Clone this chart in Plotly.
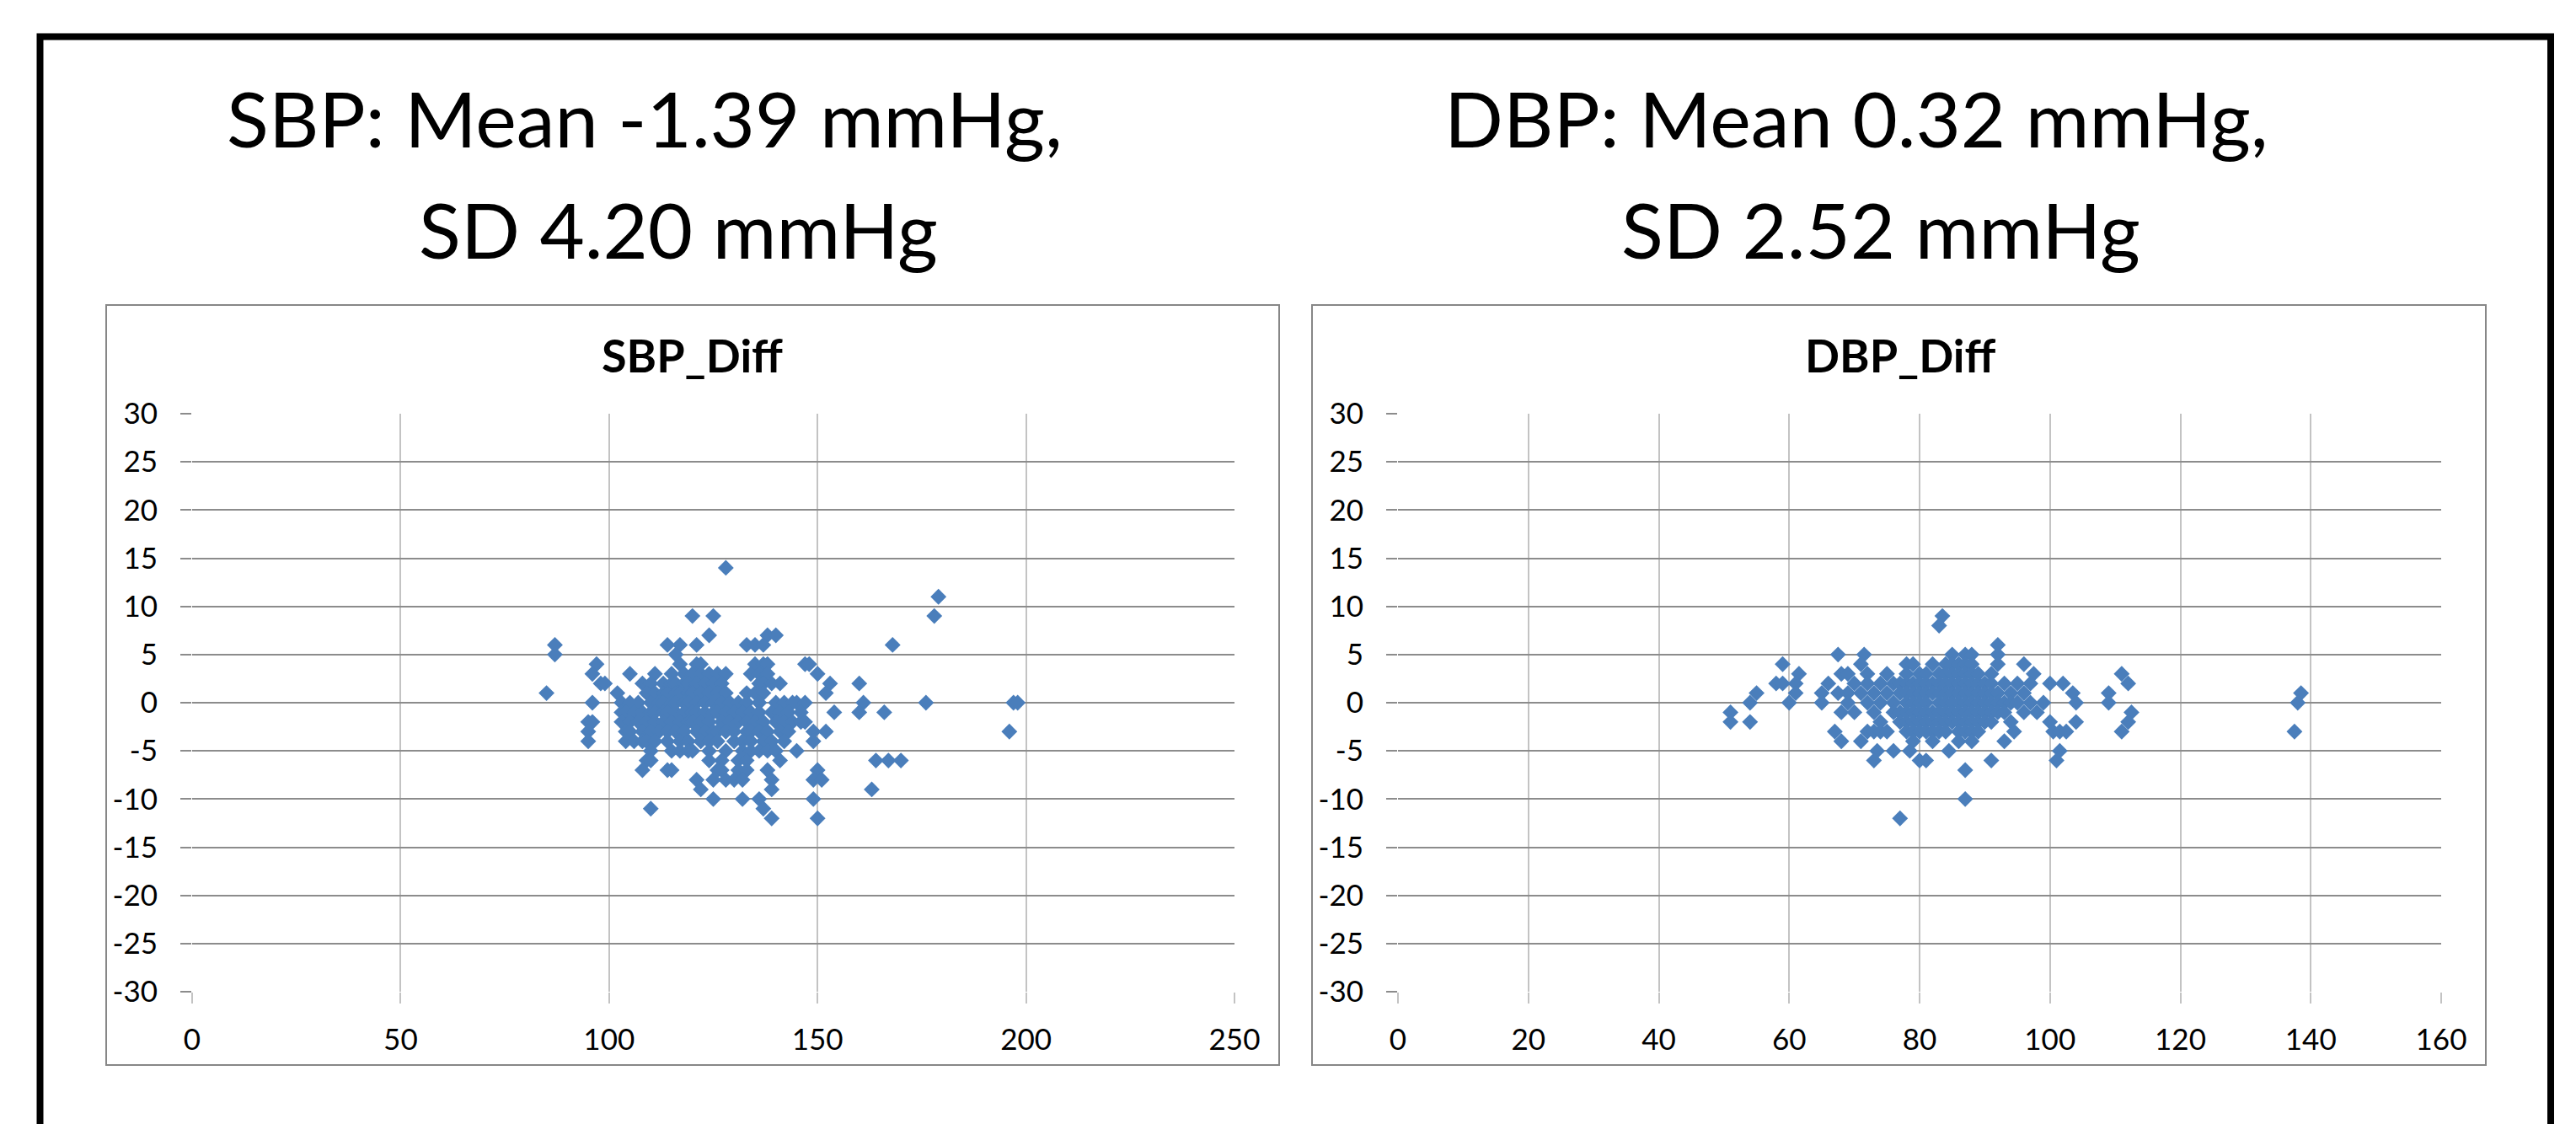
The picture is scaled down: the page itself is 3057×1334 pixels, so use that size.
import plotly.graph_objects as go

W, H = 3057, 1334

# ---------------- data ----------------
# SBP: difference levels and the x-values (mean SBP) of the points at each level
sbp_diff_levels = [14, 11, 9, 7, 6, 5, 4, 3, 2, 1, 0, -1, -2, -3, -4, -5, -6, -7, -8, -9, -10, -11, -12]
sbp_mean_by_level = [
    [128],
    [179],
    [120, 125, 178],
    [124, 138, 140],
    [87, 114, 117, 121, 133, 135, 137, 168],
    [87, 116],
    [97, 117, 121, 122, 135, 137, 138, 147, 148],
    [96, 105, 111, 115, 118, 120, 122, 124, 126, 128, 134, 136, 138, 150],
    [98, 99, 108, 110, 113, 115, 116, 118, 119, 121, 123, 125, 127, 136, 137, 139, 141, 153, 160],
    [85, 102, 109, 111, 113, 114, 116, 117, 119, 120, 122, 124, 126, 128, 133, 135, 137, 152],
    [96, 103, 105, 107, 110, 112, 113, 115, 116, 118, 119, 121, 123, 125, 127, 129, 131, 133, 136,
     140, 142, 144, 145, 147, 161, 176, 197, 198],
    [103, 104, 106, 108, 110, 111, 113, 114, 116, 118, 120, 121, 123, 125, 126, 128, 130, 132, 134,
     136, 139, 141, 143, 146, 154, 160, 166],
    [95, 96, 103, 105, 107, 109, 111, 113, 115, 117, 119, 120, 122, 124, 127, 129, 131, 133, 135,
     137, 140, 142, 144, 146, 147],
    [95, 104, 105, 108, 110, 112, 114, 116, 118, 121, 123, 125, 126, 128, 130, 133, 134, 136, 138,
     141, 143, 149, 152, 196],
    [95, 104, 106, 108, 109, 111, 114, 117, 119, 122, 124, 126, 130, 132, 134, 137, 139, 142, 149],
    [110, 115, 117, 119, 120, 124, 128, 132, 134, 136, 138, 140, 145],
    [109, 110, 124, 127, 131, 133, 141, 164, 167, 170],
    [108, 114, 115, 126, 127, 131, 133, 138, 150],
    [121, 125, 128, 130, 132, 139, 149, 151],
    [122, 139, 163],
    [125, 132, 136, 149],
    [110, 137],
    [139, 150],
]

# DBP: difference levels and the x-values (mean DBP) of the points at each level
dbp_diff_levels = [9, 8, 6, 5, 4, 3, 2, 1, 0, -1, -2, -3, -4, -5, -6, -7, -10, -12]
dbp_mean_by_level = [
    [83.5],
    [83],
    [92],
    [67.5, 71.5, 85, 87, 88, 92],
    [59, 71, 78, 79, 82, 84, 85, 86, 87, 88, 92, 96],
    [61.5, 68, 69, 72, 75, 78, 80, 81, 83, 84, 85, 86, 87, 88, 89, 91, 97.5, 111],
    [58, 59, 61, 66, 70, 72, 74, 76, 77, 78, 79, 80, 81, 82, 83, 84, 85, 86, 87, 88, 89, 90, 91,
     93, 95, 97, 100, 102, 112],
    [55, 61, 65, 67.5, 69, 71, 73, 75, 77, 78, 79, 80, 81, 82, 83, 84, 85, 86, 87, 88, 89, 90, 91,
     92, 94, 96, 103.5, 109, 138.5],
    [54, 60, 65, 69, 72, 74, 76, 78, 79, 80, 81, 83, 84, 85, 86, 87, 88, 89, 90, 91, 92, 93, 94,
     95, 97, 99, 104, 109, 138],
    [51, 68, 70, 73, 76, 77, 78, 79, 80, 81, 82, 83, 84, 85, 86, 87, 88, 89, 90, 91, 92, 93, 96,
     98, 112.5],
    [51, 54, 74, 77, 78, 79, 80, 81, 82, 83, 84, 85, 86, 87, 88, 89, 90, 91, 94, 100, 104, 112],
    [67, 72, 73, 74, 75, 78, 79, 80, 81, 82, 83, 84, 86, 87, 88, 89, 94.5, 100.5, 101.5, 102.5,
     111, 137.5],
    [68, 71, 79, 82, 86, 88, 93],
    [73.5, 76, 78.5, 84.5, 101.5],
    [73, 80, 81, 91, 101],
    [87],
    [87],
    [77],
]

sbp_x_ticks = [0, 50, 100, 150, 200, 250]
dbp_x_ticks = [0, 20, 40, 60, 80, 100, 120, 140, 160]
y_ticks = [30, 25, 20, 15, 10, 5, 0, -5, -10, -15, -20, -25, -30]
y_tick_labels = ["30", "25", "20", "15", "10", "5", "0", "-5", "-10", "-15", "-20", "-25", "-30"]

titles_left = ["SBP: Mean -1.39 mmHg,", "SD 4.20 mmHg"]
titles_right = ["DBP: Mean 0.32 mmHg,", "SD 2.52 mmHg"]
chart_titles = ["SBP_Diff", "DBP_Diff"]


def flatten(levels, groups):
    xs, ys = [], []
    for lv, g in zip(levels, groups):
        for v in g:
            xs.append(v)
            ys.append(lv)
    return xs, ys


sbp_x, sbp_y = flatten(sbp_diff_levels, sbp_mean_by_level)
dbp_x, dbp_y = flatten(dbp_diff_levels, dbp_mean_by_level)


# ---------------- helpers (pixel -> paper fraction) ----------------
def px(x):
    return x / W


def py(y):
    return 1 - y / H


FONT = "Lato"
BLUE = "#4a7ebb"
HGRID = "#8c8c8c"
VGRID = "#c3c3c3"

fig = go.Figure()
marker = dict(symbol="diamond", size=14.5, color=BLUE, line=dict(width=0))
fig.add_trace(go.Scatter(x=sbp_x, y=sbp_y, mode="markers", marker=marker,
                         xaxis="x", yaxis="y", showlegend=False))
fig.add_trace(go.Scatter(x=dbp_x, y=dbp_y, mode="markers", marker=marker,
                         xaxis="x2", yaxis="y2", showlegend=False))

ydom = [py(1177), py(491)]
tickfont = dict(family=FONT, size=35, color="black")

xcommon = dict(showgrid=True, gridcolor=VGRID, gridwidth=2, zeroline=False, showline=False,
               ticks="outside", ticklen=13, tickwidth=2, tickcolor=VGRID, automargin=False,
               tickfont=tickfont, ticklabelstandoff=13, fixedrange=True)
ycommon = dict(range=[-30, 30], tickvals=y_ticks, ticktext=y_tick_labels, showgrid=True,
               gridcolor=HGRID, gridwidth=2, zeroline=False, showline=False, ticks="outside",
               ticklen=13, tickwidth=2, tickcolor=HGRID, tickfont=tickfont,
               ticklabelstandoff=20, domain=ydom, automargin=False, fixedrange=True)

fig.update_layout(
    width=W, height=H,
    margin=dict(l=0, r=0, t=0, b=0, pad=0, autoexpand=False),
    paper_bgcolor="white", plot_bgcolor="white",
    xaxis=dict(domain=[px(228), px(1465)], range=[0, 250], tickvals=sbp_x_ticks,
               ticktext=[str(v) for v in sbp_x_ticks], anchor="y", **xcommon),
    yaxis=dict(anchor="x", **ycommon),
    xaxis2=dict(domain=[px(1659), px(2897)], range=[0, 160], tickvals=dbp_x_ticks,
                ticktext=[str(v) for v in dbp_x_ticks], anchor="y2", **xcommon),
    yaxis2=dict(anchor="x2", **ycommon),
)

shapes = [
    # outer black frame (its bottom edge lies below the visible area)
    dict(type="rect", xref="paper", yref="paper", x0=px(47.5), x1=px(3027), y0=-0.3, y1=py(43.5),
         line=dict(color="black", width=8), fillcolor="rgba(0,0,0,0)", layer="above"),
    # chart boxes
    dict(type="rect", xref="paper", yref="paper", x0=px(126), x1=px(1518), y0=py(1264), y1=py(362),
         line=dict(color="#878787", width=2), fillcolor="rgba(0,0,0,0)", layer="below"),
    dict(type="rect", xref="paper", yref="paper", x0=px(1557), x1=px(2950), y0=py(1264), y1=py(362),
         line=dict(color="#878787", width=2), fillcolor="rgba(0,0,0,0)", layer="below"),
]
fig.update_layout(shapes=shapes)

ann = []
big = dict(family=FONT, size=92, color="black")
for txt, cx, cy in [(titles_left[0], 765, 140), (titles_left[1], 805, 271),
                    (titles_right[0], 2203, 140), (titles_right[1], 2232, 271)]:
    ann.append(dict(text=txt, x=px(cx), y=py(cy), xref="paper", yref="paper",
                    xanchor="center", yanchor="middle", showarrow=False, font=big))
small = dict(family=FONT, size=54, color="black")
for txt, cx in [(chart_titles[0], 821), (chart_titles[1], 2255)]:
    ann.append(dict(text="<b>%s</b>" % txt, x=px(cx), y=py(421), xref="paper", yref="paper",
                    xanchor="center", yanchor="middle", showarrow=False, font=small))
fig.update_layout(annotations=ann)

fig.write_html("out.html", post_script="document.body.style.margin='0';",
               config={"displayModeBar": False})
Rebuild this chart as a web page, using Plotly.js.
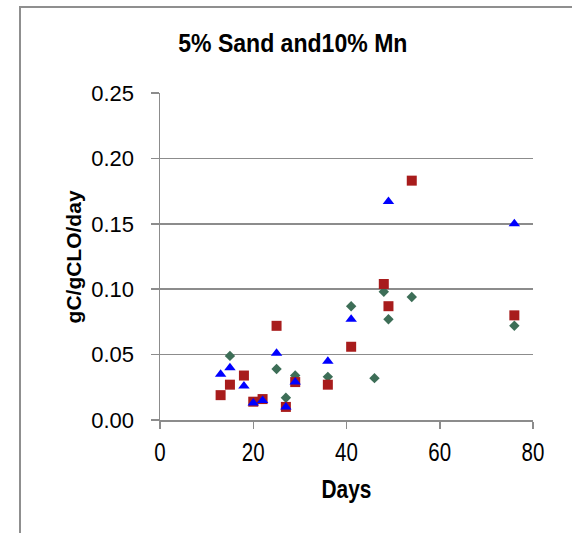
<!DOCTYPE html>
<html>
<head>
<meta charset="utf-8">
<script src="https://cdn.plot.ly/plotly-3.0.1.min.js"></script>
<style>
  html, body { margin: 0; padding: 0; background: #fff; }
  #wrap { position: relative; width: 572px; height: 533px; overflow: hidden; }
  #chart { width: 572px; height: 533px; }
  #frame { position: absolute; left: 19px; top: 6px; width: 700px; height: 700px;
           border-left: 2px solid #8f8f8f; border-top: 2px solid #8f8f8f; pointer-events: none; }
</style>
</head>
<body>
<div id="wrap">
  <div id="chart"></div>
  <div id="frame"></div>
</div>
<script>
// Data
const greenDays   = [15, 25, 27, 29, 36, 41, 46, 48, 49, 54, 76];
const greenValues = [0.049, 0.039, 0.017, 0.034, 0.033, 0.087, 0.032, 0.098, 0.077, 0.094, 0.072];

const redDays   = [13, 15, 18, 20, 22, 25, 27, 29, 36, 41, 48, 49, 54, 76];
const redValues = [0.019, 0.027, 0.034, 0.014, 0.016, 0.072, 0.010, 0.029, 0.027, 0.056, 0.104, 0.087, 0.183, 0.080];

const blueDays   = [13, 15, 18, 20, 22, 25, 27, 29, 36, 41, 49, 76];
const blueValues = [0.035, 0.040, 0.026, 0.013, 0.015, 0.051, 0.010, 0.029, 0.045, 0.077, 0.167, 0.150];

const chartTitle = "5% Sand and10% Mn";
const xTitle = "Days";
const yTitle = "gC/gCLO/day";

const regular = "Liberation Sans, Arial, Helvetica, sans-serif";
const gray = "#8c8c8c";

const traces = [
  { x: greenDays, y: greenValues, type: "scatter", mode: "markers", name: "green",
    marker: { symbol: "diamond", size: 8, color: "#3d6e57" } },
  { x: redDays, y: redValues, type: "scatter", mode: "markers", name: "red",
    marker: { symbol: "square", size: 10, color: "#a81c1c" } },
  { x: blueDays, y: blueValues, type: "scatter", mode: "markers", name: "blue",
    marker: { symbol: "triangle-up", size: 10, color: "#0000ff" } }
];

const layout = {
  width: 572, height: 533,
  margin: { l: 160, r: 39.3, t: 93.3, b: 113, pad: 0 },
  paper_bgcolor: "#ffffff", plot_bgcolor: "#ffffff",
  showlegend: false,
  xaxis: {
    range: [0, 80], tick0: 0, dtick: 20, showgrid: false, zeroline: false,
    showline: true, linecolor: gray, linewidth: 1.5,
    ticks: "outside", ticklen: 7, tickcolor: gray, tickwidth: 1.5,
    tickfont: { family: regular, size: 25, color: "#000" },
    ticklabelstandoff: 3, fixedrange: true
  },
  yaxis: {
    range: [0, 0.25], tick0: 0, dtick: 0.05, tickformat: ".2f",
    showgrid: true, gridcolor: gray, gridwidth: 1.5, zeroline: false,
    showline: true, linecolor: gray, linewidth: 1.5,
    ticks: "outside", ticklen: 8, tickcolor: gray, tickwidth: 1.5,
    tickfont: { family: regular, size: 22, color: "#000" },
    ticklabelstandoff: 12, fixedrange: true
  },
  annotations: [
    { text: "<b>" + chartTitle + "</b>", xref: "paper", yref: "paper",
      x: 0.357, y: 1.1515, xanchor: "center", yanchor: "middle", showarrow: false,
      font: { family: regular, size: 26.5, color: "#000" } },
    { text: "<b>" + xTitle + "</b>", xref: "paper", yref: "paper",
      x: 0.5, y: -0.2112, xanchor: "center", yanchor: "middle", showarrow: false,
      font: { family: regular, size: 25.5, color: "#000" } },
    { text: "<b>" + yTitle + "</b>", xref: "paper", yref: "paper",
      x: -0.2307, y: 0.5, xanchor: "center", yanchor: "middle", showarrow: false,
      textangle: -90,
      font: { family: regular, size: 21, color: "#000" } }
  ]
};

function condense(el, s) {
  const bb = el.getBBox();
  const cx = bb.x + bb.width / 2;
  const prev = el.getAttribute("transform") || "";
  el.setAttribute("transform",
    prev + " translate(" + cx + ",0) scale(" + s + ",1) translate(" + (-cx) + ",0)");
}

Plotly.newPlot("chart", traces, layout, { displayModeBar: false, staticPlot: true }).then(function (gd) {
  gd.querySelectorAll('g.annotation[data-index="0"] text').forEach(function (t) { condense(t, 0.87); });
  gd.querySelectorAll('g.annotation[data-index="1"] text').forEach(function (t) { condense(t, 0.82); });
  gd.querySelectorAll('g.xtick text').forEach(function (t) { condense(t, 0.82); });
});
</script>
</body>
</html>
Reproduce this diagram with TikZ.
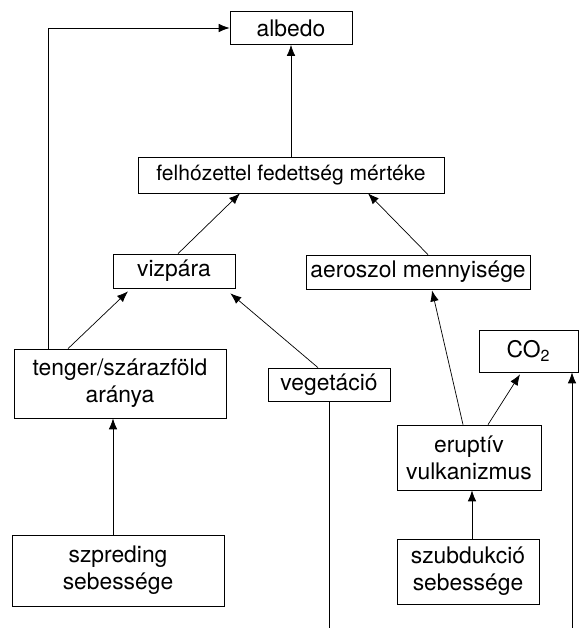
· · ·
> [What you will do]
Extract, from the material above, each line holding the word "this".

> [Worked solution]
Clone this chart in Plotly.
Rebuild this chart as a web page, using Plotly.js.
Reproduce this diagram with TikZ.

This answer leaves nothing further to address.